What a spreadsheet cannot do
The structural limits of Excel when faced with employee scheduling complexity
The spreadsheet is not the problem
Excel is a remarkable tool. It structures data, applies formulas, and renders tables. Most planners have been using it for years, sometimes with sophisticated macros and finely tuned conditional formatting.
The problem is not Excel. The problem is that employee scheduling is a combinatorial problem, and a spreadsheet is not a combinatorial solver. This is not a flaw in the tool; it is a design boundary. You do not blame a screwdriver for not being a drill.
The planner who uses Excel is not at fault. They are doing expert work with a general-purpose tool. But beyond a certain complexity threshold, human expertise alone cannot guarantee an optimal result, and that threshold is reached much earlier than most people think.
The combinatorial ceiling
Consider a typical case: 150 employees, 30 days, 50 shift types. That amounts to 150 × 30 × 50 = 225,000 possible combinations. Each combination must simultaneously satisfy dozens of constraints: qualifications, legal rest periods, contract types, coverage requirements, workload fairness.
A human planner does not evaluate 225,000 combinations. They work by approximation: fill the critical slots first, then adjust the rest. It is an effective heuristic, but it is sequential. It does not see the schedule as a whole.
The solver, by contrast, explores the entire solution space. It uses constraint propagation to eliminate impossible branches before even exploring them, then refines the search through intelligent backtracking.
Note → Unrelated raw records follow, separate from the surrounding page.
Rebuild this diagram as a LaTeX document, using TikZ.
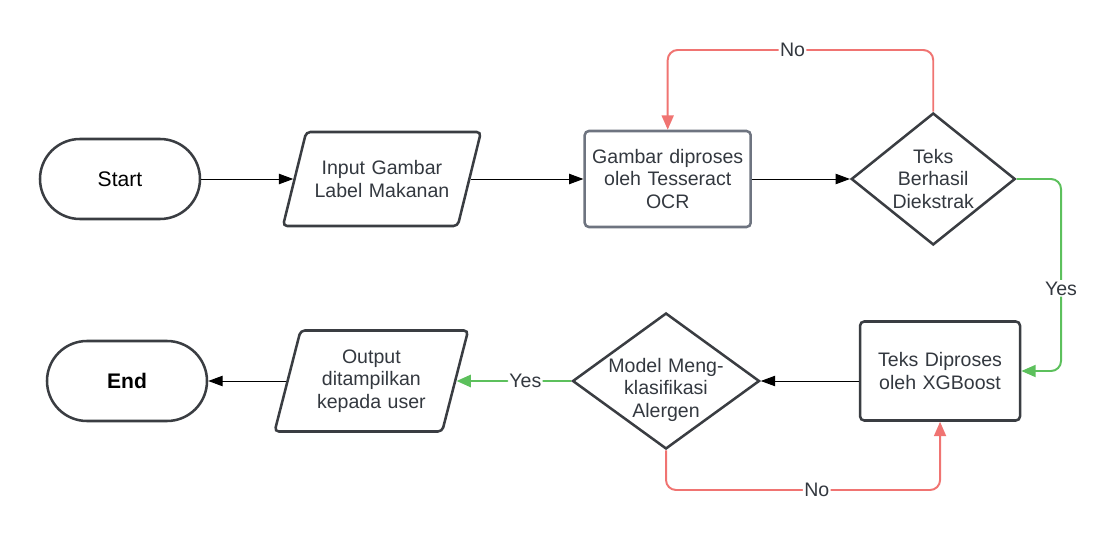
\documentclass[tikz,border=0pt]{standalone}
\usepackage{fontspec}
\setmainfont{Liberation Sans}
\usetikzlibrary{shapes.geometric,arrows.meta,positioning}

\definecolor{shapeline}{HTML}{3A3D42}
\definecolor{grayline}{HTML}{6E7480}
\definecolor{textgray}{HTML}{33383F}
\definecolor{nored}{HTML}{F07472}
\definecolor{yesgreen}{HTML}{5CC05C}
\newcommand{\flowfont}{\fontsize{13.9}{16.2}\selectfont}

\begin{document}
\begin{tikzpicture}[
    termbox/.style={rectangle, rounded corners=1cm, draw=shapeline, line width=1.8pt, minimum width=4cm, minimum height=2cm, font=\fontsize{15}{18}\selectfont},
    iobox/.style={trapezium, trapezium left angle=75, trapezium right angle=105, trapezium stretches body=true, rounded corners=3pt, draw=shapeline, line width=1.8pt, inner xsep=2pt, align=center, text=textgray, font=\flowfont},
    procbox/.style={rectangle, rounded corners=3pt, draw=shapeline, line width=1.8pt, align=center, text=textgray, font=\flowfont},
    decbox/.style={diamond, draw=shapeline, line width=1.8pt, inner ysep=0pt, align=center, text=textgray, font=\flowfont},
    arrow/.style={-{Triangle[length=3.6mm, width=2.6mm]}, line width=0.7pt, draw=black},
    noarrow/.style={-{Triangle[length=3.6mm, width=3mm]}, line width=1.4pt, draw=nored, rounded corners=0.25cm},
    yesarrow/.style={-{Triangle[length=3.6mm, width=3mm]}, line width=1.4pt, draw=yesgreen, rounded corners=0.25cm},
    branch/.style={fill=white, inner sep=1pt, text=textgray, font=\flowfont}
]
\useasboundingbox (0,0) rectangle (27.95,-13.6);

% === TOP ROW ===
\node[termbox] (start) at (3.0,-4.475) {Start};
\node[iobox, inner ysep=0.62cm, minimum width=4.95cm, minimum height=2.35cm, text width=3.6cm, right=2.3cm of start] (input) {Input Gambar\\Label Makanan};
\node[procbox, draw=grayline, minimum width=4.15cm, minimum height=2.4cm, text width=3.9cm, right=2.82cm of input] (gambar) {Gambar diproses\\oleh Tesseract\\OCR};
\node[decbox, aspect=1.24, inner xsep=-0.1cm, minimum width=4.1cm, minimum height=3.3cm, text width=2.2cm, right=2.45cm of gambar] (teks) {Teks\\Berhasil\\Diekstrak};

% === BOTTOM ROW ===
\node[termbox] (end) at (3.175,-9.525) {\textbf{End}};
\node[iobox, inner ysep=0.42cm, minimum width=4.78cm, minimum height=2.525cm, text width=3.4cm, right=1.95cm of end] (output) {Output\\ditampilkan\\kepada user};
\node[decbox, aspect=1.375, inner xsep=-0.3cm, inner ysep=-0.22cm, minimum width=4.675cm, minimum height=3.4cm, text width=2.9cm, right=2.87cm of output] (model) {\rule{0pt}{0.8cm}Model Meng-\\klasifikasi\\Alergen};
\node[procbox, minimum width=4cm, minimum height=2.475cm, text width=3.5cm, right=2.45cm of model, yshift=0.25cm] (diproses) {Teks Diproses\\oleh XGBoost};

% === Main flow ===
\draw[arrow] (start.east) -- (input.west);
\draw[arrow] (input.east) -- (gambar.west);
\draw[arrow] (gambar.east) -- (teks.west);
\draw[arrow] (diproses.west |- model.east) -- (model.east);
\draw[arrow] (output.west) -- (end.east);

% === Yes branches ===
\coordinate (yes-turn) at (26.525,-4.475);
\draw[yesarrow] (teks.east) -- (yes-turn) -- node[branch, pos=0.57] {Yes} (yes-turn |- diproses.east) -- (diproses.east);
\draw[yesarrow, line width=2pt] (model.west) -- node[branch, pos=0.4] {Yes} (output.east);

% === No branches (loop back) ===
\coordinate (no-top) at (0,-1.25);
\draw[noarrow] (teks.north) -- (teks.north |- no-top) -- node[branch, pos=0.53] {No} (gambar.north |- no-top) -- (gambar.north);
\coordinate (no-bot) at (0,-12.25);
\draw[noarrow] (model.south) -- (model.south |- no-bot) -- node[branch, pos=0.55] {No} (diproses.south |- no-bot) -- (diproses.south);

\end{tikzpicture}
\end{document}
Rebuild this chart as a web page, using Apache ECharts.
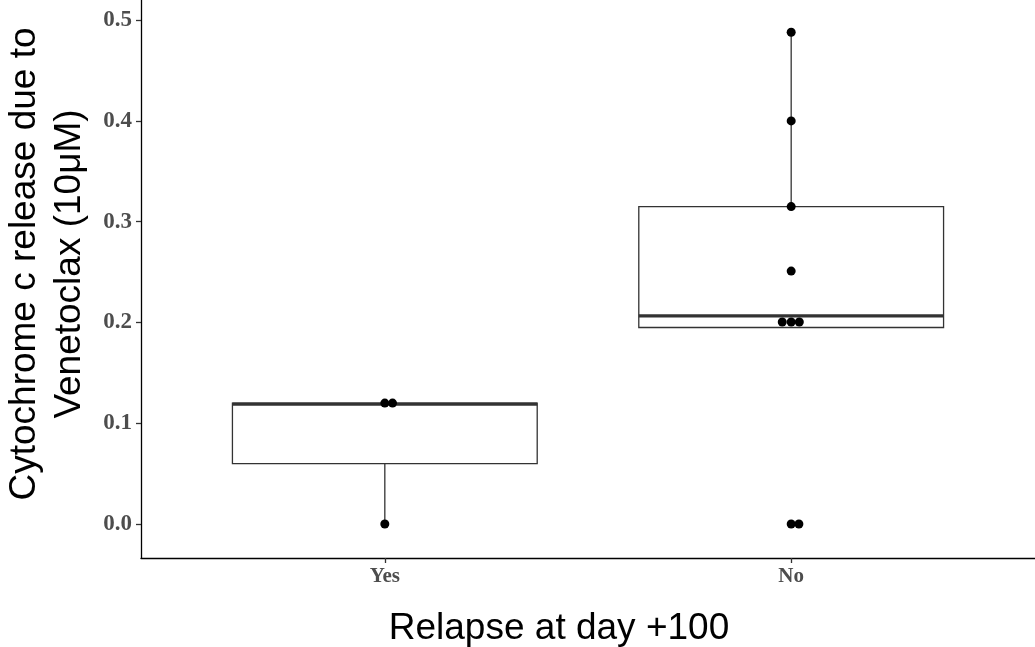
<!DOCTYPE html>
<html lang="en">
<head>
    <meta charset="UTF-8">
    <title>Cytochrome c release vs relapse</title>
    <script src="https://cdn.jsdelivr.net/npm/echarts/dist/echarts.min.js"></script>
    <style>
        html, body { margin: 0; padding: 0; background: #fff; }
        #main { width: 1035px; height: 647px; }
    </style>
</head>
<body>
    <div id="main"></div>
    <script>
        // groups on the x axis
        var categories = ['Yes', 'No'];

        // box statistics per group: [lower whisker, Q1, median, Q3, upper whisker]
        var boxStats = [
            [0.0, 0.06, 0.119, 0.12, 0.12],
            [0.195, 0.195, 0.2065, 0.315, 0.488]
        ];

        // individual observations: group index, value, jitter (x units)
        var pointGroup = [0, 0, 0, 1, 1, 1, 1, 1, 1, 1, 1, 1];
        var pointValue = [0.12, 0.12, 0.0, 0.488, 0.40, 0.315, 0.251, 0.2005, 0.2005, 0.2005, 0.0, 0.0];
        var pointJitter = [0, 0.019, 0, 0, 0, 0, 0, -0.022, 0, 0.02, 0, 0.019];

        var yTicks = [0, 0.1, 0.2, 0.3, 0.4, 0.5];

        var chart = echarts.init(document.getElementById('main'));

        var boxHalf = 0.375;
        var boxData = boxStats.map(function (s, i) {
            return [i + 1].concat(s);
        });
        var pointData = pointValue.map(function (v, i) {
            return [pointGroup[i] + 1 + pointJitter[i], v];
        });

        function renderBox(params, api) {
            var x = api.value(0);
            var lo = api.value(1), q1 = api.value(2), med = api.value(3), q3 = api.value(4), hi = api.value(5);
            var tl = api.coord([x - boxHalf, q3]);
            var br = api.coord([x + boxHalf, q1]);
            var mL = api.coord([x - boxHalf, med]);
            var mR = api.coord([x + boxHalf, med]);
            var wTop = api.coord([x, hi]);
            var wQ3 = api.coord([x, q3]);
            var wQ1 = api.coord([x, q1]);
            var wBot = api.coord([x, lo]);
            var stroke = { stroke: '#333333', lineWidth: 1.3 };
            return {
                type: 'group',
                children: [
                    { type: 'line', shape: { x1: wTop[0], y1: wTop[1], x2: wQ3[0], y2: wQ3[1] }, style: stroke },
                    { type: 'line', shape: { x1: wQ1[0], y1: wQ1[1], x2: wBot[0], y2: wBot[1] }, style: stroke },
                    {
                        type: 'rect',
                        shape: { x: tl[0], y: tl[1], width: br[0] - tl[0], height: br[1] - tl[1] },
                        style: { fill: '#ffffff', stroke: '#333333', lineWidth: 1.3 }
                    },
                    { type: 'line', shape: { x1: mL[0], y1: mL[1], x2: mR[0], y2: mR[1] }, style: { stroke: '#333333', lineWidth: 3.2 } }
                ]
            };
        }

        var option = {
            backgroundColor: '#ffffff',
            animation: false,
            grid: { left: 141, right: 0, top: 0, bottom: 89, outerBoundsMode: 'none', containLabel: false },
            xAxis: {
                type: 'value',
                min: 0.4,
                max: 2.6,
                name: 'Relapse at day +100',
                nameLocation: 'middle',
                nameGap: 52,
                nameTextStyle: { fontFamily: 'Liberation Sans', fontSize: 37, color: '#000', padding: [0, 58, 0, 0] },
                splitLine: { show: false },
                axisLine: { show: true, onZero: false, lineStyle: { color: '#000', width: 1.3 } },
                axisTick: { show: true, length: 5, customValues: [1, 2], lineStyle: { color: '#333', width: 1.3 } },
                axisLabel: {
                    customValues: [1, 2],
                    margin: 8,
                    fontFamily: 'Liberation Serif',
                    fontWeight: 'bold',
                    fontSize: 21,
                    color: '#4d4d4d',
                    formatter: function (v) { return categories[Math.round(v) - 1]; }
                }
            },
            yAxis: {
                type: 'value',
                min: -0.0337,
                max: 0.52,
                name: 'Cytochrome c release due to\nVenetoclax (10μM)',
                nameLocation: 'middle',
                nameRotate: 90,
                nameGap: 47,
                nameTextStyle: { fontFamily: 'Liberation Sans', fontSize: 37, lineHeight: 45, color: '#000', padding: [0, 0, 0, 30] },
                splitLine: { show: false },
                axisLine: { show: true, onZero: false, lineStyle: { color: '#000', width: 1.3 } },
                axisTick: { show: true, length: 5, customValues: yTicks, lineStyle: { color: '#333', width: 1.3 } },
                axisLabel: {
                    customValues: yTicks,
                    margin: 9,
                    fontFamily: 'Liberation Serif',
                    fontWeight: 'bold',
                    fontSize: 23,
                    color: '#4d4d4d',
                    formatter: function (v) { return v.toFixed(1); }
                }
            },
            series: [
                {
                    type: 'custom',
                    renderItem: renderBox,
                    data: boxData,
                    z: 2
                },
                {
                    type: 'scatter',
                    data: pointData,
                    symbolSize: 9,
                    itemStyle: { color: '#000', opacity: 1 },
                    z: 5
                }
            ]
        };

        chart.setOption(option);
    </script>
</body>
</html>
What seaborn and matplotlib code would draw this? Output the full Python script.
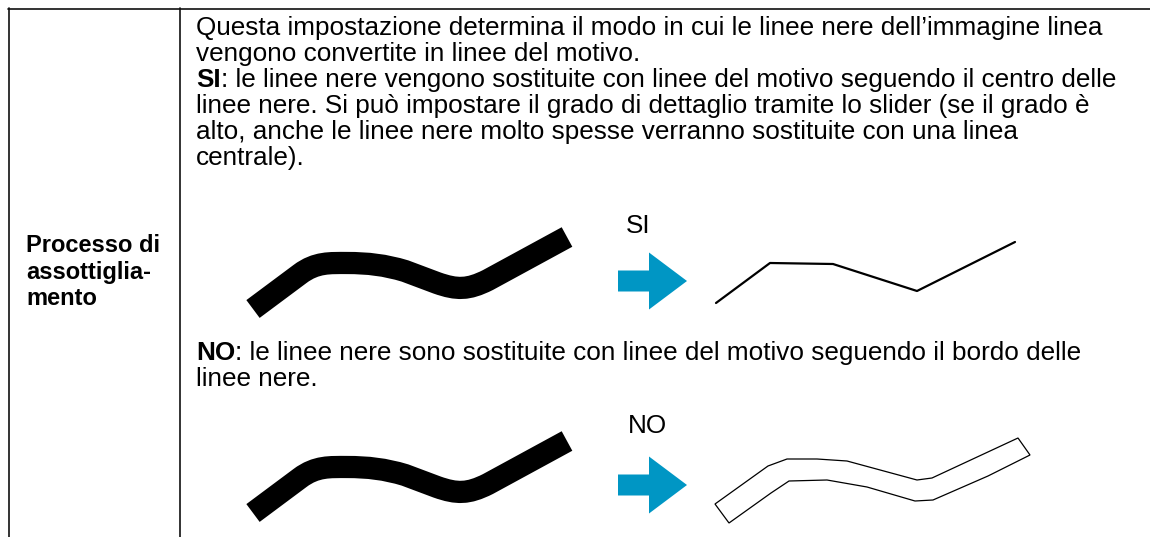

In minutes, it either proves its solution is optimal, or returns the best solution found within the allotted time.
This is not a question of planner competence. It is a question of volume: beyond a few dozen agents, no manual verification can be exhaustive.
The cascade effect
Every planner knows this scenario: you fix a conflict on one agent's row, and the fix creates another elsewhere. You move a shift to respect a rest period, and suddenly a slot is left uncovered. You fill the slot with another agent, and their contractual hours are exceeded.
This is the cascade effect. In a spreadsheet, every change is local: the planner sees the cell they are editing, but not the full set of repercussions across the rest of the schedule. Conditional formatting can flag some conflicts, but not all, and never exhaustively.
The CP-SAT solver does not suffer from this effect. It considers all constraints simultaneously. It does not "fix" an existing schedule: it builds a solution that satisfies every rule from the start. There is no cascade, because there is no sequence.
The hidden cost of time
Manual scheduling typically takes 3 to 5 days per month. That is time spent exclusively on building the schedule, not counting mid-month adjustments for unplanned absences or activity programme changes.
Over a year, that represents 36 to 60 working days, the equivalent of 2 to 3 months of a planner's activity. This time is incompressible with a spreadsheet: the complexity of the problem demands a volume of manual checks that cannot be reduced.
Beyond the direct cost in hours, there is operational stress. A planner who knows their schedule potentially contains undetected violations works under constant pressure. Every call, every last-minute absence can collapse a fragile balance.
A constraint solver generates a schedule in minutes. The planner spends their time analysing, adjusting, and improving, not building cell by cell. The job shifts from execution to supervision.
What the solver resolves structurally
A constraint solver is not an improvement on Excel. It is a fundamentally different tool for a fundamentally different problem.
- Exhaustiveness: the solver explores the complete solution space. It does not miss a combination. If an optimal solution exists, it finds it
- Simultaneity: all constraints are evaluated at the same time, not sequentially. No cascade effect
- Guarantee: a schedule returned as OPTIMAL is mathematically proven. It is not an estimate; it is a certainty
- Reproducibility: same input data, same output schedule. No variation from one planner to another, no dependency on individual experience
- Traceability: the optimisation score breaks down every penalty. The planner knows exactly why the solver made each choice
The planner remains indispensable. They define the rules, validate the result, and manage exceptions. But they do so with a tool that matches the complexity of the problem, not with a spreadsheet designed for a different purpose.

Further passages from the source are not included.